De inkomsten van de staat
De inkomsten van de staat bestaat voornamelijk uit loonbelasting, dividend, winstbelasting en BTW. Bij normale overmakingen van USD’s via de CBvS krijgt de overheid SRD’s op haar rekening en blijven de USD’s op de rekening van de CBvS (deviezenreserve). Met die USD’s zou de Bank haar taak moeten uitvoeren wat o.a. inhoud de waarde van de SRD verdedigen. Uit tabel 1 blijkt, dat in de periode 2010 tot 2023 er bijkans vier keer zoveel was geëxporteerd dan voor 2010 en de handelsbalans op 2015 na steeds positief was. Als de bevolking op 600.000 is gebleven en aangenomen mag worden dat zij niet veel meer heeft geconsumeerd, de Surinaamse productiebedrijven en multinationaals uit eigen middelen hun verplichtingen in het buitenland hebben betaald, kan de waarde van de SRD niet van SRD 2,70 naar SRD 36 dalen (1233%) voor een USD in dezelfde periode. Hoe kan de overheid vanaf 2014 dan geldtekorten hebben om haar lokale verplichtingen te voldoen? Dat zou alleen kunnen als de overheid geen SRD’s van de CBvS krijgt in ruil voor haar USD’s inkomsten, geen belastingen bij de lokale bedrijven en de multinationals int en te veel betaalt voor geleverde diensten.

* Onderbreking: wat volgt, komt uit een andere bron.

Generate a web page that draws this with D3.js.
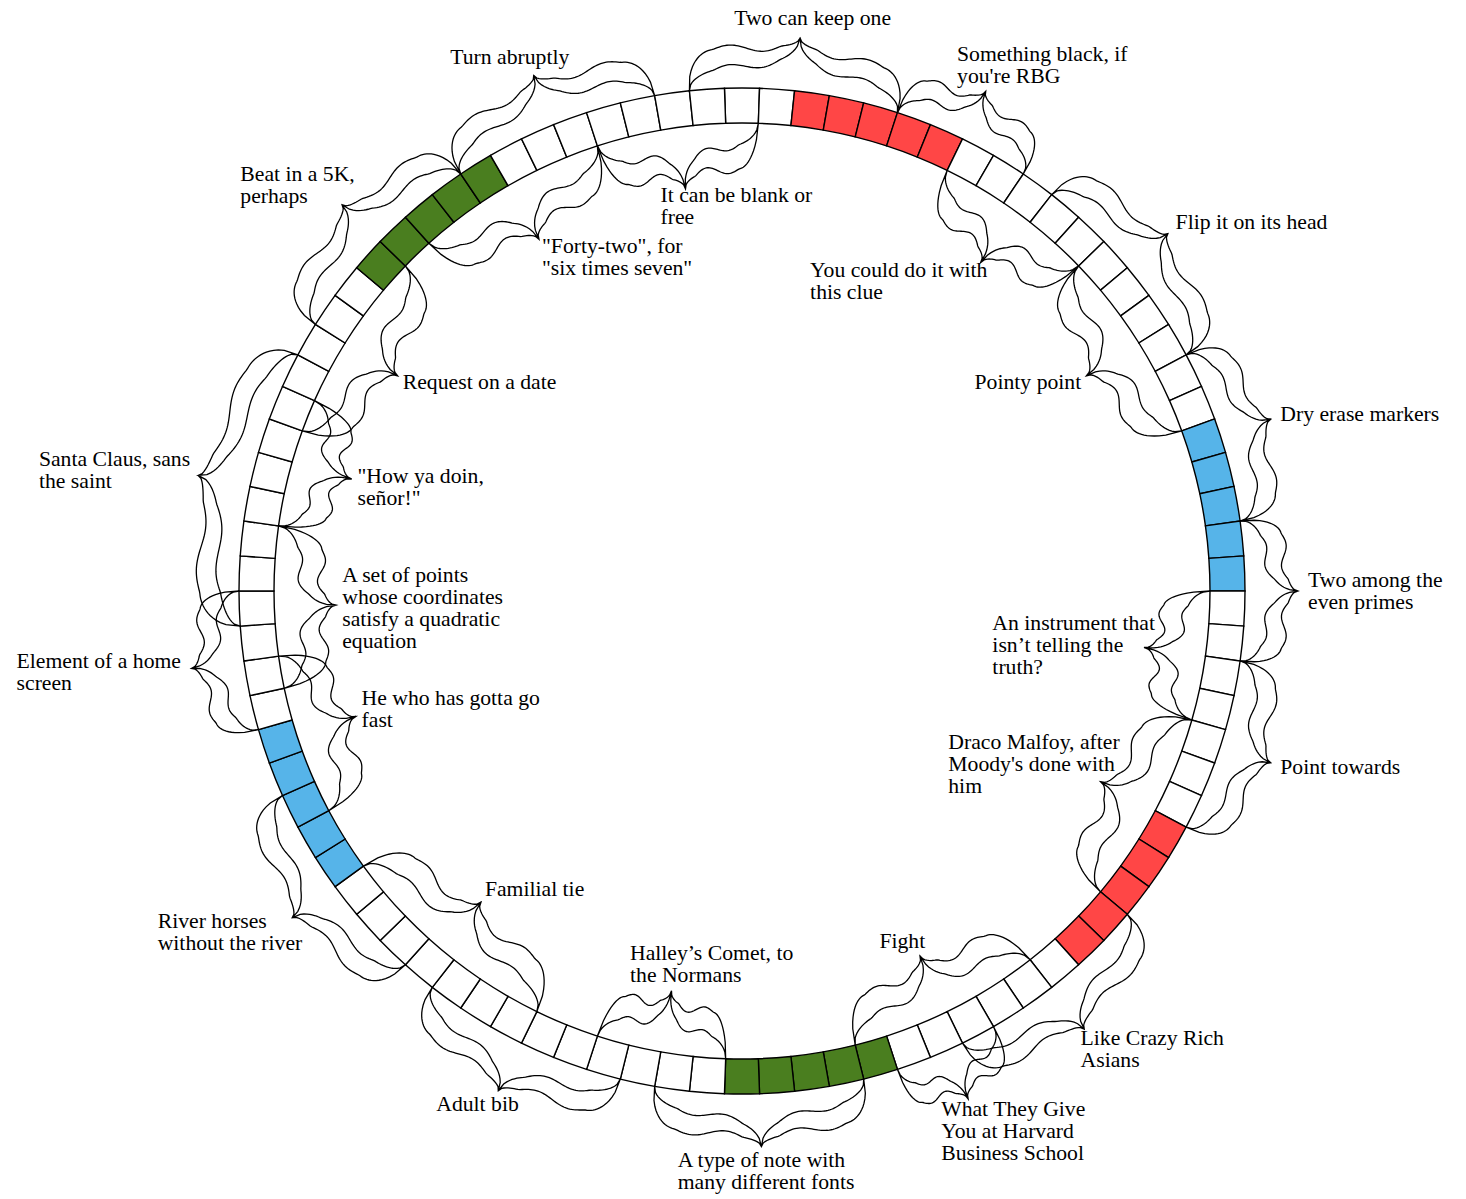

Om dat op te vangen heeft zij, volgens deskundigen, de koers van SRD 7,40 laten stijgen naar SRD 38 voor een USD. Overigens schreef de ASFA onlangs in haar Nieuwjaarsverklaring dat de overheid haar belastingen beter moet innen. In het jaarverslag 2020 van Staatsolie staat dat zij USD 135 miljoen aan dividend (25% aandelen) had ontvangen van Newmont en USD 132 miljoen voor de staat had overgemaakt. Teruggerekend, betekent dat USD 405 miljoen winst voor Newmont en USD 360 miljoen aan winstbelasting voor de overheid. Dat is een brutowinst van ruim USD 900 miljoen. Als aangenomen wordt dat IamGold ongeveer dezelfde omzet heeft gehad, betekend dat totaal 720 USD winstbelasting voor de overheid. Daaruit volgt ook dat de genoteerde 1,2 miljard USD-goudexport door de twee grote goudbedrijven door de CBvS in 2020 niet correct is, als zij samen een brutowinst van 1,8 miljard hebben. Ook voor 2019,2018 en 2017 geldt dat. De betalingsbalans van 2017 tot 2020 zijn dus ook niet correct. Met de USD 132 miljoen overmaking van Staatsolie, zou de staat USD 852 miljoen hebben ontvangen in 2020.
De showcase
Onlangs nog verklaarde de minister van Financiën dat hij niet van plan is de goed gekeurde ondersteuning van USD 7 miljoen op de rekening van SWM te storten, maar de aannemers rechtstreeks gaat uitbetalen die bij inschrijving opdrachten toegewezen krijgen. Daarmee bevestigt hij evenals de vele berichten in de media en de presidentiële commissies dat de verspilling en corruptie onverkort doorgaan. Als alle importen worden betaald met USD’s die worden gekocht bij de cambio’s en de banken, die afkomstig zijn van de kleine goud-, rijst-, vis- en de houtsector, is de vraag waar die USD 852 miljoen winstbelasting van IamGold, Newmont en Staatsolie zijn gebleven. Dat betekent dat van 2020 tot en met 2023 onder toeziend oog van het IMF ruim USD 3,4 miljard aan de economie is onttrokken. Met de USD 1,8 miljard van de periode 2010 tot 2020, is dat totaal USD 5,4 miljard. Uit het voorgaande blijkt dat het financieel beleid van regering Bouterse 1 en 2 van 2010 tot 2020 door regering Santokhi/Brunswijk wordt voorgezet. Is er nog sprake van een succesvol IMF-programma? Moeten andere landen dit als voorbeeld nemen?